Only one Democratic Senator (Russ Feingold of Wisconsin) voted against the Patriot Act (the "Yeas" votes included Barbara Boxer, Hilary Clinton, Tom Daschle, Ted Kennedy, John Kerry, Patrick Leahy, and Chuck Schumer, in addition to Nancy Pelosi in the House), a controversial law that raises constitutional concerns over our right to be free from unreasonable searches and seizures and which has been condemned through resolution by various states and numerous cities and counties.
As for the death penalty, which has lost some of its mass appeal recently, many Democrats support it, from Eliot Spitzer to Hilary Clinton. Bill Clinton, celebrated humanitarian that he has become, left the campaign trail in 1992 to preside over the execution of a retarded man, Ricky Ray Rector in Arkansas (who, in addition to earning the nickname "the Chickman" because he thought the guards were throwing alligators and chickens into his cell, on the night of his execution, saved a slice of pie from his last meal to be eaten at bedtime --- after his execution --- and told his attorney that he would like to vote for Clinton in the fall).

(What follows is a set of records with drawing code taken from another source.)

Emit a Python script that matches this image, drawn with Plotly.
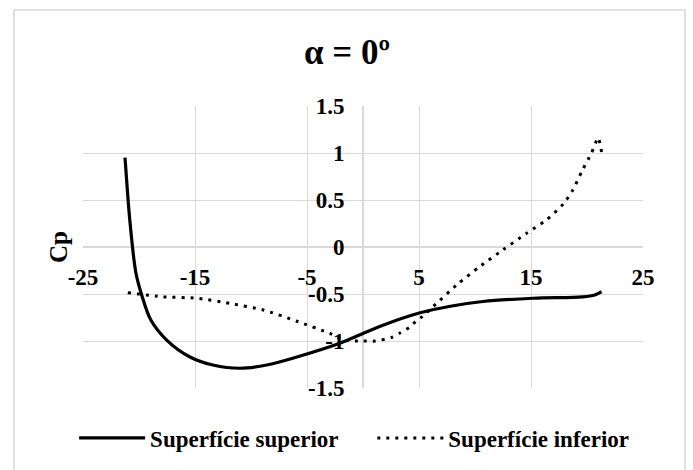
import plotly.graph_objects as go

# Pressure coefficient along the upper surface (solid line)
x_superior = [-21.25, -21.03, -20.8, -20.27, -19.76, -18.93, -17.53, -15.45, -13.4, -11.0,
              -8.6, -5.9, -2.2, 1.6, 5.1, 7.8, 10.7, 15.2, 19.6, 20.7, 21.3]
cp_superior = [0.95, 0.59, 0.26, -0.28, -0.51, -0.78, -0.99, -1.17, -1.255, -1.29,
               -1.255, -1.17, -1.03, -0.84, -0.70, -0.63, -0.58, -0.545, -0.53, -0.51, -0.475]

# Pressure coefficient along the lower surface (dotted line)
x_inferior = [-21.0, -17.9, -14.85, -11.9, -8.9, -5.9, -2.95, -1.8, 0.0, 1.1, 2.6,
              3.3, 4.2, 4.8, 5.3, 6.25, 8.4, 10.4, 12.5, 14.6, 16.4, 17.9, 18.75,
              19.6, 20.4, 21.0, 21.3]
cp_inferior = [-0.486, -0.53, -0.545, -0.6, -0.67, -0.79, -0.92, -0.99, -1.0, -1.0, -0.96,
               -0.915, -0.85, -0.78, -0.74, -0.635, -0.40, -0.21, -0.03, 0.145, 0.29, 0.46, 0.61,
               0.82, 1.0, 1.16, 1.01]

x_ticks = [-25, -15, -5, 5, 15, 25]
x_tick_text = ["-25", "-15", "-5", "5", "15", "25"]
y_ticks = [-1.5, -1.0, -0.5, 0.0, 0.5, 1.0, 1.5]
y_tick_text = ["-1.5", "-1", "-0.5", "0", "0.5", "1", "1.5"]

SERIF = "Liberation Serif"
GRID = "#d9d9d9"
ENTRY_GAP = "\u00a0" * 5  # extra room between the two legend entries

fig = go.Figure()
fig.add_trace(go.Scatter(
    x=x_superior, y=cp_superior, mode="lines", name="Superfície superior" + ENTRY_GAP,
    line=dict(color="black", width=3.2, shape="spline", smoothing=1.0),
))
fig.add_trace(go.Scatter(
    x=x_inferior, y=cp_inferior, mode="lines", name="Superfície inferior",
    line=dict(color="black", width=3, dash="3px,6px", shape="spline", smoothing=0.6),
))

fig.update_layout(
    width=693, height=470,
    margin=dict(l=83, r=50, t=106, b=82, autoexpand=False),
    paper_bgcolor="white", plot_bgcolor="white",
    font=dict(family=SERIF, color="black", size=22, weight="bold"),
    title=dict(text="α = 0º", x=0.5007, xref="container", xanchor="center",
               y=0.889, yref="container", yanchor="middle",
               font=dict(family=SERIF, size=35, weight="bold", color="black")),
    showlegend=True,
    legend=dict(orientation="h", x=0.511, xanchor="center", xref="container",
                y=1 - 438 / 470, yref="container", yanchor="middle",
                font=dict(family=SERIF, size=23, weight="bold", color="black"),
                bgcolor="rgba(0,0,0,0)", itemwidth=66),
    xaxis=dict(range=[-25, 25], tickvals=x_ticks, ticktext=x_tick_text,
               showgrid=True, gridcolor=GRID, gridwidth=1.3,
               zeroline=True, zerolinecolor=GRID, zerolinewidth=1.6,
               showline=False, anchor="free", position=0.5,
               ticks="outside", ticklen=9, tickcolor="rgba(0,0,0,0)",
               tickfont=dict(family=SERIF, size=23, weight="bold", color="black")),
    yaxis=dict(range=[-1.5, 1.5], tickvals=y_ticks, ticktext=y_tick_text,
               showgrid=True, gridcolor=GRID, gridwidth=1.3,
               zeroline=True, zerolinecolor=GRID, zerolinewidth=1.6,
               showline=False, anchor="free", position=0.5,
               ticks="outside", ticklen=14, tickcolor="rgba(0,0,0,0)",
               tickfont=dict(family=SERIF, size=23, weight="bold", color="black")),
)

# Axis title placed at the left edge of the plot, centred on Cp = 0
fig.add_annotation(text="Cp", xref="paper", yref="paper", x=(58 - 83) / 560, y=0.5,
                   textangle=-90, showarrow=False, xanchor="center", yanchor="middle",
                   font=dict(family=SERIF, size=25, weight="bold", color="black"))

# Chart frame
fig.add_shape(type="rect", xref="paper", yref="paper",
              x0=(14 - 83) / 560, x1=(685 - 83) / 560,
              y0=(388 - 480) / 282, y1=(388 - 10) / 282,
              line=dict(color=GRID, width=1.6), layer="below")

fig.write_html("out.html")
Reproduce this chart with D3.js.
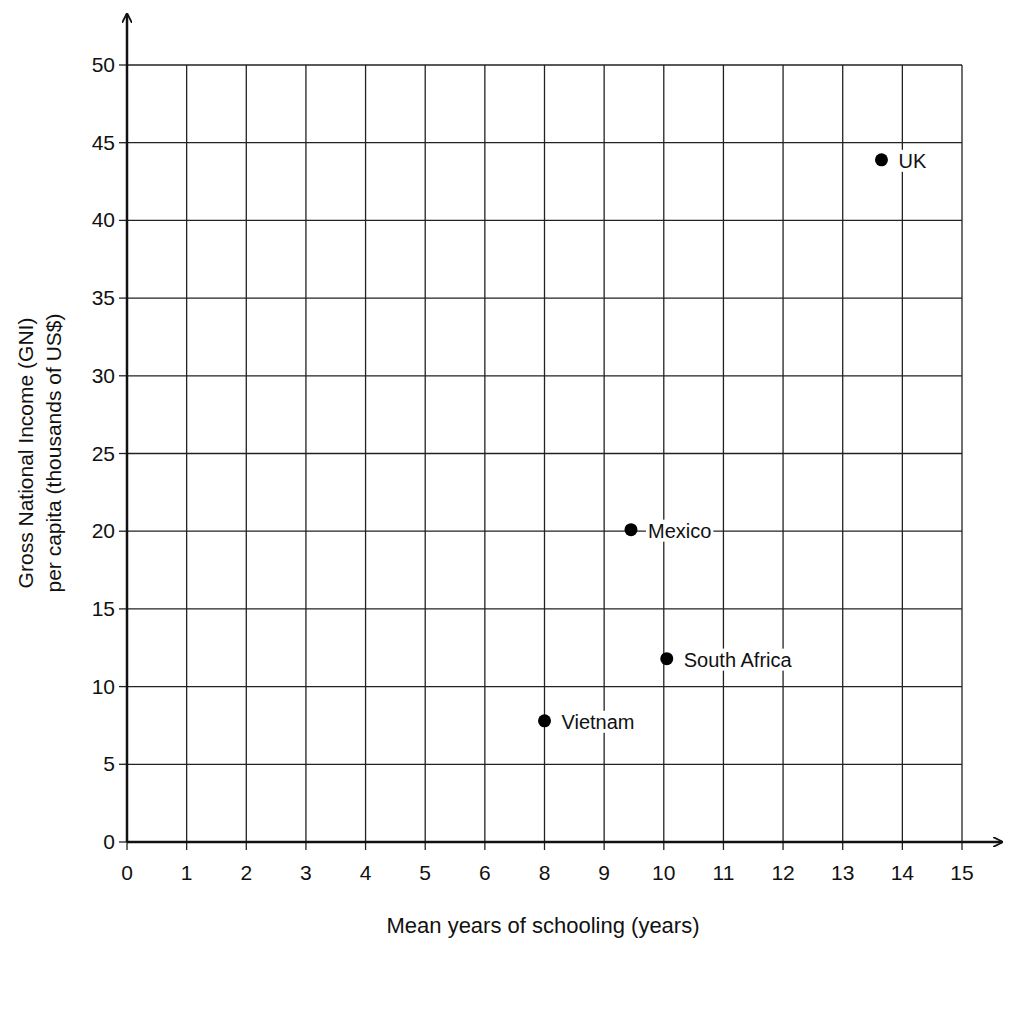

Re-painting our political map does not necessarily herald substantial changes in criminal justice policies. Until our representatives push for intelligent reform in our approach to drugs, prisons, incarceration, enfranchisement, policing, poverty, gerrymandering, rehabilitation, and capital punishment, it makes no difference whether our criminal justice policies come in shades of blue, red, or purple.